- _DO THIS_
Copy out exactly the lines spanning the line with "Give me the Chart.js source for this chart." to the line with "-6.65, -6.42, -4.13];", inclusive, from the data underneath, with no pictures.

[Records with drawing code]

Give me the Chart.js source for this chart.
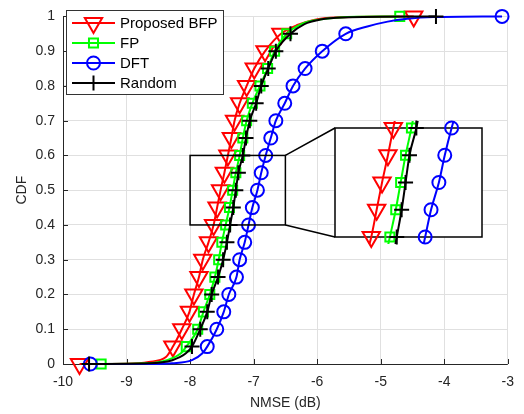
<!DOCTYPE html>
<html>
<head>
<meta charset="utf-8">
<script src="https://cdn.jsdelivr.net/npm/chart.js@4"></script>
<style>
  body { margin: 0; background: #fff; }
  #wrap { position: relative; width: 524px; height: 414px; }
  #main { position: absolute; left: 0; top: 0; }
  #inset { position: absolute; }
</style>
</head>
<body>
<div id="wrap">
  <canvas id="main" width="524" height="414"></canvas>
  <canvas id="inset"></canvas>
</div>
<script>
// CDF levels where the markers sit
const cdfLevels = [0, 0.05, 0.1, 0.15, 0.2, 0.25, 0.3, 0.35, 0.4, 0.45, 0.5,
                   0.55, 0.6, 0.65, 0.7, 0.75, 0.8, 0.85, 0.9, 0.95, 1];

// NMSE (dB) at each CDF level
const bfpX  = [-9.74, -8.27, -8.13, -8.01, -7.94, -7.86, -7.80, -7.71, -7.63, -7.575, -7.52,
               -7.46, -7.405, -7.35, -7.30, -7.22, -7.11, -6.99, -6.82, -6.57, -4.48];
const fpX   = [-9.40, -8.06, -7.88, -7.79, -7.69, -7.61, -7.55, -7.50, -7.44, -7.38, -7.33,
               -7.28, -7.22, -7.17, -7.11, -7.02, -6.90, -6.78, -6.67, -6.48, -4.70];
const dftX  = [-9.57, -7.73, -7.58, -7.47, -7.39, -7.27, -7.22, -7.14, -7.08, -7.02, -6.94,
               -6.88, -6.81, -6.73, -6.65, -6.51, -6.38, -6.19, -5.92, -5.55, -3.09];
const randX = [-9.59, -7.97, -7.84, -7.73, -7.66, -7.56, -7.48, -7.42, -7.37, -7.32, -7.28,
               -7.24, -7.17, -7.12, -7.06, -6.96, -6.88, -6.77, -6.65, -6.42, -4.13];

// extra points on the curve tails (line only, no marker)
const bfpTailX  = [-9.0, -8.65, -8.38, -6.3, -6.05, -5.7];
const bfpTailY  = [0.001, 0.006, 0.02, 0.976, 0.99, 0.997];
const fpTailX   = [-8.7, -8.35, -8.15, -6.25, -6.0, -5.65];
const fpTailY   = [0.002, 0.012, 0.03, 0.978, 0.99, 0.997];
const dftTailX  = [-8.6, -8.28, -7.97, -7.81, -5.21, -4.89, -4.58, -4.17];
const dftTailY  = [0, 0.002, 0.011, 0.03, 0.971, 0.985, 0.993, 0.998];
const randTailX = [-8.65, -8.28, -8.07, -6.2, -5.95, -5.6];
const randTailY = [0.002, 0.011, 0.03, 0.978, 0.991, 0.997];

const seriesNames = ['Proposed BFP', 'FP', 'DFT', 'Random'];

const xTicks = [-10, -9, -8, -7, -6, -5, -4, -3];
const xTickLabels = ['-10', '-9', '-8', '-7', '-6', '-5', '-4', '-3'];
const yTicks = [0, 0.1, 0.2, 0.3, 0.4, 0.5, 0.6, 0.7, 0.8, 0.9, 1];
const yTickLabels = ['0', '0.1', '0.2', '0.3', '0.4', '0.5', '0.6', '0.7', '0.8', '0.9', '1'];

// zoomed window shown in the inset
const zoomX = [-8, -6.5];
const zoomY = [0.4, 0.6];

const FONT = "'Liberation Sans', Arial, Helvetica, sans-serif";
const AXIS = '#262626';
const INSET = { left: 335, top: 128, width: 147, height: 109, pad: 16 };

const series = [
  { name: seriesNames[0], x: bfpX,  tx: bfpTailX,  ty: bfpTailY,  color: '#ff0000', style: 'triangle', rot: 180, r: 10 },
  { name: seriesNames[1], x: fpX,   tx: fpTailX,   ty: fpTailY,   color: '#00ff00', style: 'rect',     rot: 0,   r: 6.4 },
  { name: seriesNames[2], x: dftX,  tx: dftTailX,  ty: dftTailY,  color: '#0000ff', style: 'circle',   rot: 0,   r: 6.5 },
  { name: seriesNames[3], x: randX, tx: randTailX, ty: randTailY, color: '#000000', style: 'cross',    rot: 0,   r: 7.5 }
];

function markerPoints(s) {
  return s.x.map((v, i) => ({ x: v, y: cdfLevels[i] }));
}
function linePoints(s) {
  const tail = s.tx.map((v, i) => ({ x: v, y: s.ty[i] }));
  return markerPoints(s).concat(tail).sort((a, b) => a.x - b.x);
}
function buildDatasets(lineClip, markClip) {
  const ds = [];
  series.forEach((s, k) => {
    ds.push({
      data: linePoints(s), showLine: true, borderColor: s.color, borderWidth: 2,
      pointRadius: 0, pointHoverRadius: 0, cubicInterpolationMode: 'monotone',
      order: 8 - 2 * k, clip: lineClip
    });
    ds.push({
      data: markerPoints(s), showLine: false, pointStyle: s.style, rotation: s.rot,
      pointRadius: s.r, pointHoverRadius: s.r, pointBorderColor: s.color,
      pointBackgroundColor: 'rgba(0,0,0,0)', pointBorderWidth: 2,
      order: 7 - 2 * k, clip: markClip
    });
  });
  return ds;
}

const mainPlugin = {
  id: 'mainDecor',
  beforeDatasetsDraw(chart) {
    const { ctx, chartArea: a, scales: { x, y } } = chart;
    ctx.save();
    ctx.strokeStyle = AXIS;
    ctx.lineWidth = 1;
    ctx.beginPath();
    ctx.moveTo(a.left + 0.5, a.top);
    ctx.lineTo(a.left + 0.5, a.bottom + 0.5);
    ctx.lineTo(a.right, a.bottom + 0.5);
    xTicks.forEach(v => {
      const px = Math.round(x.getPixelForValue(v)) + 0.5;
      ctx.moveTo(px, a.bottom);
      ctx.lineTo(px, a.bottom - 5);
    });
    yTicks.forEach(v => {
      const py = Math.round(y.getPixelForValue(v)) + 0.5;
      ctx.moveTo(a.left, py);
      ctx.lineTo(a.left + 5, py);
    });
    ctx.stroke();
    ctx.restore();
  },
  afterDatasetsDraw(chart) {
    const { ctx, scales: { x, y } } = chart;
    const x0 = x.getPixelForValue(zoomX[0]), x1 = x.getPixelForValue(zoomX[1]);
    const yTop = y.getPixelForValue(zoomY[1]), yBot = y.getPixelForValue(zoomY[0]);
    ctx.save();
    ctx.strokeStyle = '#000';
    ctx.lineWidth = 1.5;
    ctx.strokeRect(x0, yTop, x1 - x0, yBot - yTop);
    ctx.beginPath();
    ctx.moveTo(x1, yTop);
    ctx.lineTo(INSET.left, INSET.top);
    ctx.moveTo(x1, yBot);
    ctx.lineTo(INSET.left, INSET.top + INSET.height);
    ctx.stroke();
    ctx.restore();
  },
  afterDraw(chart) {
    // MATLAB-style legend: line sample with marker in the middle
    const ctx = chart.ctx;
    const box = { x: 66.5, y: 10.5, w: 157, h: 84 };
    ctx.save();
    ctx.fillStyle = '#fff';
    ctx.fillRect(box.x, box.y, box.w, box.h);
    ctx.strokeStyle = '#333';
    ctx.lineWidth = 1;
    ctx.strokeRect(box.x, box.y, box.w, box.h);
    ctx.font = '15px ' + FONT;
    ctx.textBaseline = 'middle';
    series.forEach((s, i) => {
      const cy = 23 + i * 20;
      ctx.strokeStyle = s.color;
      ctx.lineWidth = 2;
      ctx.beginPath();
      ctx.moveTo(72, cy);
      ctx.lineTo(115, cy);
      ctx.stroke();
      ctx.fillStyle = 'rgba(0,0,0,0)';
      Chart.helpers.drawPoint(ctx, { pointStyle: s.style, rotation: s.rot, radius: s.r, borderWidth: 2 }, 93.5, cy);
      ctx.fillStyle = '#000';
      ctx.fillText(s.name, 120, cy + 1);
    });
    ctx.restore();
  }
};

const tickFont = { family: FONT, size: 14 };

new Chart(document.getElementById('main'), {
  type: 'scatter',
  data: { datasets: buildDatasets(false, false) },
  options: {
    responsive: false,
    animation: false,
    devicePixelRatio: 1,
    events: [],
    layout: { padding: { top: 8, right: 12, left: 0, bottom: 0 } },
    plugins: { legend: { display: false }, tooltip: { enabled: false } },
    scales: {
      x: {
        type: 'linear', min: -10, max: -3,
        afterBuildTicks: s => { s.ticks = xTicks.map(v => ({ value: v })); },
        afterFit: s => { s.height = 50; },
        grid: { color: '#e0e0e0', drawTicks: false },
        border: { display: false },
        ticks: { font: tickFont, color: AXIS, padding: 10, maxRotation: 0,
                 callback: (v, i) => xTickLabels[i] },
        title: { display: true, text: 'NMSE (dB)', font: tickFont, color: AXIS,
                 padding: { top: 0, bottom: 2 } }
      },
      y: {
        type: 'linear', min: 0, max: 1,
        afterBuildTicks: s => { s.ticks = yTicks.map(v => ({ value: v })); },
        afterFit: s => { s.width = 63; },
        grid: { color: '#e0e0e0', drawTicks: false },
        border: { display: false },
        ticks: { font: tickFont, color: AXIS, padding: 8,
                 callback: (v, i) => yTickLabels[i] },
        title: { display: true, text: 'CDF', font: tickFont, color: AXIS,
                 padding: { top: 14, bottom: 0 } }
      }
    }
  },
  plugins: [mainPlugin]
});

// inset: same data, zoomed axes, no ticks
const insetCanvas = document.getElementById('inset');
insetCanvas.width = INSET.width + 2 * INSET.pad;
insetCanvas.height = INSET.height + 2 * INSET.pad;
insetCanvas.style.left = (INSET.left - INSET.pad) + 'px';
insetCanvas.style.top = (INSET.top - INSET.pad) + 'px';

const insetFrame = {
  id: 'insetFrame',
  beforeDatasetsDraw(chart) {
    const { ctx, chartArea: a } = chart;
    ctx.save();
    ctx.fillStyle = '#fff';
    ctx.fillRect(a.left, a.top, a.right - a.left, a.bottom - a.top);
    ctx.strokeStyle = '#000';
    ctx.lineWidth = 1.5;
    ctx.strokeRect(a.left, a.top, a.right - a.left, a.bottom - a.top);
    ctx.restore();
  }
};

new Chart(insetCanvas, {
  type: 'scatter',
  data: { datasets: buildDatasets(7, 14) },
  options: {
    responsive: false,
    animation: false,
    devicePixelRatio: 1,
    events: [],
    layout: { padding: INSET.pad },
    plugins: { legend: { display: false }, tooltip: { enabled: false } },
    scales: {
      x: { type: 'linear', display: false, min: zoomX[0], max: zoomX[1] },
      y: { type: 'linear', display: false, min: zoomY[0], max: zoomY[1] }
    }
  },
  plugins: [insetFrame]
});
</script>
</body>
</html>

---

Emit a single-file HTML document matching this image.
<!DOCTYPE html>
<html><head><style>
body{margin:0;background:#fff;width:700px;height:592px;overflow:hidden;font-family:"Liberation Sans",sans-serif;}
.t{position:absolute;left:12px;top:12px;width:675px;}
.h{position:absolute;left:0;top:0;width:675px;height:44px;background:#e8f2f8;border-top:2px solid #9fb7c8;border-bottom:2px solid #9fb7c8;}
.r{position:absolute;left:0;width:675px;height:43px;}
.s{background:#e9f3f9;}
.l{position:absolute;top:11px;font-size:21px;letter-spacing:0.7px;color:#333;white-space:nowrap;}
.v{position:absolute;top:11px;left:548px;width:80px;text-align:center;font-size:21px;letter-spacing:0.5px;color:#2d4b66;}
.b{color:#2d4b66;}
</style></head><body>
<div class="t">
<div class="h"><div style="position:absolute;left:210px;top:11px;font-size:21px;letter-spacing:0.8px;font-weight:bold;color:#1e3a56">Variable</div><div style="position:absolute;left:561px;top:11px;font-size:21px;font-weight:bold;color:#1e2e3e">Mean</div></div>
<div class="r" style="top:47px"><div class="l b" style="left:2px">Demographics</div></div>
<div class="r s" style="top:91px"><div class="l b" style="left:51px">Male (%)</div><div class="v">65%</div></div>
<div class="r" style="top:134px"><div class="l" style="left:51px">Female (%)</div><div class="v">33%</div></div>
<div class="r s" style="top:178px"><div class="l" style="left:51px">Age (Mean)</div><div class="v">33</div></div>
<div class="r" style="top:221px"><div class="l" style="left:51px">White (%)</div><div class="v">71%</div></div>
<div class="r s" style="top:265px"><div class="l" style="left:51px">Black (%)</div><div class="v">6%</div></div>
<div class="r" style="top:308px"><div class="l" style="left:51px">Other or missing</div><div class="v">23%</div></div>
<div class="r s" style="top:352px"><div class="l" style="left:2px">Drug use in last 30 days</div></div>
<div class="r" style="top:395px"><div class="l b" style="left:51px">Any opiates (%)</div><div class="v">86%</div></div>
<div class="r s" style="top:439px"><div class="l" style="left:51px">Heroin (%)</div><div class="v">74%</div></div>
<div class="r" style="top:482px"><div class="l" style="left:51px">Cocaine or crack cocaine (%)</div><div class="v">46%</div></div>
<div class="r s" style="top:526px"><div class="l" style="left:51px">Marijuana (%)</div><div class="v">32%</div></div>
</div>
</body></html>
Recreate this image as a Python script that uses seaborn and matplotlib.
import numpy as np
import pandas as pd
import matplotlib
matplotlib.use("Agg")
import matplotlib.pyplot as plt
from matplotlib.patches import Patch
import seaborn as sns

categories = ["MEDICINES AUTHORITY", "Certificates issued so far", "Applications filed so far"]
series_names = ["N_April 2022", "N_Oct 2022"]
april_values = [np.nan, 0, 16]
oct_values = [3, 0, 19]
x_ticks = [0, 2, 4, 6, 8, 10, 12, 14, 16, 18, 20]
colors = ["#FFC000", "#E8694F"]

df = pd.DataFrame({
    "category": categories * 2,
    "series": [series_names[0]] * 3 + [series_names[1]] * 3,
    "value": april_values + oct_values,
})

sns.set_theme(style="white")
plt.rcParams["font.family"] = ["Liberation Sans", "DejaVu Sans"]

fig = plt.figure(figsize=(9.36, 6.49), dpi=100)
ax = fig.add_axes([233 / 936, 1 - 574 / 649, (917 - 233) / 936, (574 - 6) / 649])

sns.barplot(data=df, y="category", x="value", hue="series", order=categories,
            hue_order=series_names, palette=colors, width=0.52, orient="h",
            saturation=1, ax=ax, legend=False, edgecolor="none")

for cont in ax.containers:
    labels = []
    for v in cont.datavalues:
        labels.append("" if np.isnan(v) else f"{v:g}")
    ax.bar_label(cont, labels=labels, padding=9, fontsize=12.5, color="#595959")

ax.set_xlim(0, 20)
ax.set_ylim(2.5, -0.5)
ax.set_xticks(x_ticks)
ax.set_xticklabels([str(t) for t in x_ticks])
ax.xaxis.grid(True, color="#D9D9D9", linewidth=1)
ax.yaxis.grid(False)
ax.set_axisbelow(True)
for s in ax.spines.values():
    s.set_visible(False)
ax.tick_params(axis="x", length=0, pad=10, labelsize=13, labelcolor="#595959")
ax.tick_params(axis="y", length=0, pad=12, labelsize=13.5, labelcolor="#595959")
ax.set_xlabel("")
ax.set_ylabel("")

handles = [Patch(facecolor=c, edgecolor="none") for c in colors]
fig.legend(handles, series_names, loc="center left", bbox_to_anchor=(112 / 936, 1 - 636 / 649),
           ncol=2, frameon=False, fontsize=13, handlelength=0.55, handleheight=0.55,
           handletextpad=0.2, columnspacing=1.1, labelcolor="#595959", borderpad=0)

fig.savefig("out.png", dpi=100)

- _WORKED ANSWER_
Give me the Chart.js source for this chart.
<!DOCTYPE html>
<html>
<head>
<meta charset="utf-8">
<script src="https://cdn.jsdelivr.net/npm/chart.js@4"></script>
<style>
  body { margin: 0; background: #fff; }
  #wrap { position: relative; width: 524px; height: 414px; }
  #main { position: absolute; left: 0; top: 0; }
  #inset { position: absolute; }
</style>
</head>
<body>
<div id="wrap">
  <canvas id="main" width="524" height="414"></canvas>
  <canvas id="inset"></canvas>
</div>
<script>
// CDF levels where the markers sit
const cdfLevels = [0, 0.05, 0.1, 0.15, 0.2, 0.25, 0.3, 0.35, 0.4, 0.45, 0.5,
                   0.55, 0.6, 0.65, 0.7, 0.75, 0.8, 0.85, 0.9, 0.95, 1];

// NMSE (dB) at each CDF level
const bfpX  = [-9.74, -8.27, -8.13, -8.01, -7.94, -7.86, -7.80, -7.71, -7.63, -7.575, -7.52,
               -7.46, -7.405, -7.35, -7.30, -7.22, -7.11, -6.99, -6.82, -6.57, -4.48];
const fpX   = [-9.40, -8.06, -7.88, -7.79, -7.69, -7.61, -7.55, -7.50, -7.44, -7.38, -7.33,
               -7.28, -7.22, -7.17, -7.11, -7.02, -6.90, -6.78, -6.67, -6.48, -4.70];
const dftX  = [-9.57, -7.73, -7.58, -7.47, -7.39, -7.27, -7.22, -7.14, -7.08, -7.02, -6.94,
               -6.88, -6.81, -6.73, -6.65, -6.51, -6.38, -6.19, -5.92, -5.55, -3.09];
const randX = [-9.59, -7.97, -7.84, -7.73, -7.66, -7.56, -7.48, -7.42, -7.37, -7.32, -7.28,
               -7.24, -7.17, -7.12, -7.06, -6.96, -6.88, -6.77, -6.65, -6.42, -4.13];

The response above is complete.